_PROBLEM STATEMENT_
Every record below should be written out exactly; pictures stay out.

_DATA SHOWN_
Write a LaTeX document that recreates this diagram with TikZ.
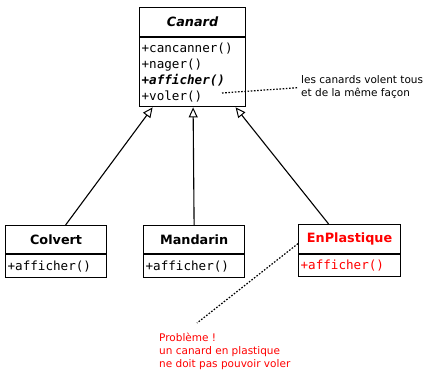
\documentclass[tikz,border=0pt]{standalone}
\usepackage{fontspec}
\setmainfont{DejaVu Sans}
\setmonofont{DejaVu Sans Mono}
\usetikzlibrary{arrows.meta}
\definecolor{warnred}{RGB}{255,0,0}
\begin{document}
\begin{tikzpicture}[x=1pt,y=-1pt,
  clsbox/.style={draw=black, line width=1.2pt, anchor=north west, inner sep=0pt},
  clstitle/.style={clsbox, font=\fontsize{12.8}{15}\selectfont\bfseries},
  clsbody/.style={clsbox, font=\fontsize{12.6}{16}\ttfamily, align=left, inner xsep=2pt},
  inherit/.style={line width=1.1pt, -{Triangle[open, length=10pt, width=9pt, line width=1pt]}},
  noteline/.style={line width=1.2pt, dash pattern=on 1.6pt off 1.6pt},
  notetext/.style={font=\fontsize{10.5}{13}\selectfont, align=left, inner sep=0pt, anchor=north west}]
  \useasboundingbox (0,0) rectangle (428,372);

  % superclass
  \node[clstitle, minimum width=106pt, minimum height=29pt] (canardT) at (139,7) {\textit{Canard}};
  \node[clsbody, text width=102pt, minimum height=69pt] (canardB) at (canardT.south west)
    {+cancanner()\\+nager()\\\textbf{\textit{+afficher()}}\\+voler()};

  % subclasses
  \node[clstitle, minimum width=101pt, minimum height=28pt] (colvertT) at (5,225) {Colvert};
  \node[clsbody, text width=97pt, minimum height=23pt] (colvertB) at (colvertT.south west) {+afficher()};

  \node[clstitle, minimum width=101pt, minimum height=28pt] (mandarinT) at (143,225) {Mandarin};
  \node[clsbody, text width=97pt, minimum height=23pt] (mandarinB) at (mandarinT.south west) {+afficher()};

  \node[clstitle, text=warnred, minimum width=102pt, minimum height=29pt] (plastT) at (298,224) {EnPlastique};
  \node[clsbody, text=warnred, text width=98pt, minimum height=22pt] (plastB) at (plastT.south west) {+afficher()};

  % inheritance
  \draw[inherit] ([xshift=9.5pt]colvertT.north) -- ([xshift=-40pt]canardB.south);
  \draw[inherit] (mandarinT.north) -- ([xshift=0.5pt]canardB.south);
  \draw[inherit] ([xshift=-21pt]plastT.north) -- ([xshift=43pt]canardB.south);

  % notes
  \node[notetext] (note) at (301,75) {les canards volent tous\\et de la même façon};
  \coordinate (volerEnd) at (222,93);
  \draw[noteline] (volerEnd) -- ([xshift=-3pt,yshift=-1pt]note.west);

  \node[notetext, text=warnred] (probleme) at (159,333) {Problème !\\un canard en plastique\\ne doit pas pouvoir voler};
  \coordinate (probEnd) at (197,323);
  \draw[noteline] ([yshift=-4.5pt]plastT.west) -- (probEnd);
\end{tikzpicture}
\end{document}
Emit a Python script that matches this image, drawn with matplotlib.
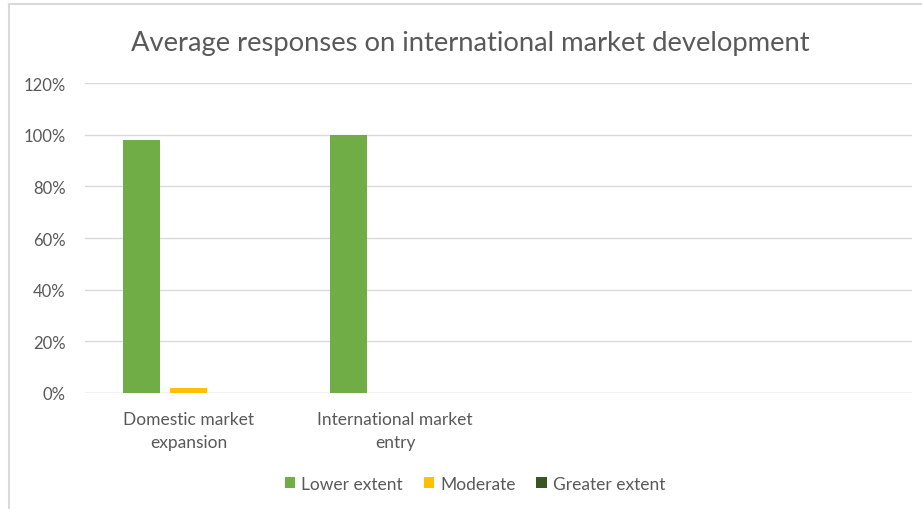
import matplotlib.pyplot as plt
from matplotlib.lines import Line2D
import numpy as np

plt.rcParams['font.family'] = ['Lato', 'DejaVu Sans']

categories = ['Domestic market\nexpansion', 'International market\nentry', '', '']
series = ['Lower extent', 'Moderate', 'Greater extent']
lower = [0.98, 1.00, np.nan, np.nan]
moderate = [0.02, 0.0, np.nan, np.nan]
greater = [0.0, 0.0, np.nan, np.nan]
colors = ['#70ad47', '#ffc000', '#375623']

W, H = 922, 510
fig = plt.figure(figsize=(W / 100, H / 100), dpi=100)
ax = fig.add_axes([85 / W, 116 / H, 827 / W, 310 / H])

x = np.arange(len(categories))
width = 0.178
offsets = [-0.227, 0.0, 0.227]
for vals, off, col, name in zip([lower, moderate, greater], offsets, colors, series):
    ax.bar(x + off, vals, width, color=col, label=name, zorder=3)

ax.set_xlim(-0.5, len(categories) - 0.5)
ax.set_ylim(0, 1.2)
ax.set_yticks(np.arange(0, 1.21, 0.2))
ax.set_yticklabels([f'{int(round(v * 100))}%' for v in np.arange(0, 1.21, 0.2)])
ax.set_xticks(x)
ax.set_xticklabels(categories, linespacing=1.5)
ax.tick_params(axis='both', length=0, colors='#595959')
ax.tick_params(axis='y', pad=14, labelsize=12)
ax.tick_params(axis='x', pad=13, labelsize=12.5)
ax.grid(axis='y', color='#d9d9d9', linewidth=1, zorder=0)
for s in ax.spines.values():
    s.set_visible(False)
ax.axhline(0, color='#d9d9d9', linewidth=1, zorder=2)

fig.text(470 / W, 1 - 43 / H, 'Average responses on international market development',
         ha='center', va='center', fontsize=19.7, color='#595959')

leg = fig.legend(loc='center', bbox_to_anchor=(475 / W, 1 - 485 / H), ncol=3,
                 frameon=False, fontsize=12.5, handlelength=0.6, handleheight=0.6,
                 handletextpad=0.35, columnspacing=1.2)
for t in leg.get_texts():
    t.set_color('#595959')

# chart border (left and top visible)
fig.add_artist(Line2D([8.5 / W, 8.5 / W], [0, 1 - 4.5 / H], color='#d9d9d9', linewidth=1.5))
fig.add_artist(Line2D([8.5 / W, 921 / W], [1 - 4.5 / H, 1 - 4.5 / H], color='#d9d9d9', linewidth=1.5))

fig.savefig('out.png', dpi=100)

_FULL SOLUTION_
Write a LaTeX document that recreates this diagram with TikZ.
\documentclass[tikz,border=0pt]{standalone}
\usepackage{fontspec}
\setmainfont{DejaVu Sans}
\setmonofont{DejaVu Sans Mono}
\usetikzlibrary{arrows.meta}
\definecolor{warnred}{RGB}{255,0,0}
\begin{document}
\begin{tikzpicture}[x=1pt,y=-1pt,
  clsbox/.style={draw=black, line width=1.2pt, anchor=north west, inner sep=0pt},
  clstitle/.style={clsbox, font=\fontsize{12.8}{15}\selectfont\bfseries},
  clsbody/.style={clsbox, font=\fontsize{12.6}{16}\ttfamily, align=left, inner xsep=2pt},
  inherit/.style={line width=1.1pt, -{Triangle[open, length=10pt, width=9pt, line width=1pt]}},
  noteline/.style={line width=1.2pt, dash pattern=on 1.6pt off 1.6pt},
  notetext/.style={font=\fontsize{10.5}{13}\selectfont, align=left, inner sep=0pt, anchor=north west}]
  \useasboundingbox (0,0) rectangle (428,372);

  % superclass
  \node[clstitle, minimum width=106pt, minimum height=29pt] (canardT) at (139,7) {\textit{Canard}};
  \node[clsbody, text width=102pt, minimum height=69pt] (canardB) at (canardT.south west)
    {+cancanner()\\+nager()\\\textbf{\textit{+afficher()}}\\+voler()};

  % subclasses
  \node[clstitle, minimum width=101pt, minimum height=28pt] (colvertT) at (5,225) {Colvert};
  \node[clsbody, text width=97pt, minimum height=23pt] (colvertB) at (colvertT.south west) {+afficher()};

  \node[clstitle, minimum width=101pt, minimum height=28pt] (mandarinT) at (143,225) {Mandarin};
  \node[clsbody, text width=97pt, minimum height=23pt] (mandarinB) at (mandarinT.south west) {+afficher()};

  \node[clstitle, text=warnred, minimum width=102pt, minimum height=29pt] (plastT) at (298,224) {EnPlastique};
  \node[clsbody, text=warnred, text width=98pt, minimum height=22pt] (plastB) at (plastT.south west) {+afficher()};

  % inheritance
  \draw[inherit] ([xshift=9.5pt]colvertT.north) -- ([xshift=-40pt]canardB.south);
  \draw[inherit] (mandarinT.north) -- ([xshift=0.5pt]canardB.south);
  \draw[inherit] ([xshift=-21pt]plastT.north) -- ([xshift=43pt]canardB.south);

  % notes
  \node[notetext] (note) at (301,75) {les canards volent tous\\et de la même façon};
  \coordinate (volerEnd) at (222,93);
  \draw[noteline] (volerEnd) -- ([xshift=-3pt,yshift=-1pt]note.west);

  \node[notetext, text=warnred] (probleme) at (159,333) {Problème !\\un canard en plastique\\ne doit pas pouvoir voler};
  \coordinate (probEnd) at (197,323);
  \draw[noteline] ([yshift=-4.5pt]plastT.west) -- (probEnd);
\end{tikzpicture}
\end{document}
Emit a Python script that matches this image, drawn with matplotlib.
import matplotlib.pyplot as plt
from matplotlib.lines import Line2D
import numpy as np

plt.rcParams['font.family'] = ['Lato', 'DejaVu Sans']

categories = ['Domestic market\nexpansion', 'International market\nentry', '', '']
series = ['Lower extent', 'Moderate', 'Greater extent']
lower = [0.98, 1.00, np.nan, np.nan]
moderate = [0.02, 0.0, np.nan, np.nan]
greater = [0.0, 0.0, np.nan, np.nan]
colors = ['#70ad47', '#ffc000', '#375623']

W, H = 922, 510
fig = plt.figure(figsize=(W / 100, H / 100), dpi=100)
ax = fig.add_axes([85 / W, 116 / H, 827 / W, 310 / H])

x = np.arange(len(categories))
width = 0.178
offsets = [-0.227, 0.0, 0.227]
for vals, off, col, name in zip([lower, moderate, greater], offsets, colors, series):
    ax.bar(x + off, vals, width, color=col, label=name, zorder=3)

ax.set_xlim(-0.5, len(categories) - 0.5)
ax.set_ylim(0, 1.2)
ax.set_yticks(np.arange(0, 1.21, 0.2))
ax.set_yticklabels([f'{int(round(v * 100))}%' for v in np.arange(0, 1.21, 0.2)])
ax.set_xticks(x)
ax.set_xticklabels(categories, linespacing=1.5)
ax.tick_params(axis='both', length=0, colors='#595959')
ax.tick_params(axis='y', pad=14, labelsize=12)
ax.tick_params(axis='x', pad=13, labelsize=12.5)
ax.grid(axis='y', color='#d9d9d9', linewidth=1, zorder=0)
for s in ax.spines.values():
    s.set_visible(False)
ax.axhline(0, color='#d9d9d9', linewidth=1, zorder=2)

fig.text(470 / W, 1 - 43 / H, 'Average responses on international market development',
         ha='center', va='center', fontsize=19.7, color='#595959')

leg = fig.legend(loc='center', bbox_to_anchor=(475 / W, 1 - 485 / H), ncol=3,
                 frameon=False, fontsize=12.5, handlelength=0.6, handleheight=0.6,
                 handletextpad=0.35, columnspacing=1.2)
for t in leg.get_texts():
    t.set_color('#595959')

# chart border (left and top visible)
fig.add_artist(Line2D([8.5 / W, 8.5 / W], [0, 1 - 4.5 / H], color='#d9d9d9', linewidth=1.5))
fig.add_artist(Line2D([8.5 / W, 921 / W], [1 - 4.5 / H, 1 - 4.5 / H], color='#d9d9d9', linewidth=1.5))

fig.savefig('out.png', dpi=100)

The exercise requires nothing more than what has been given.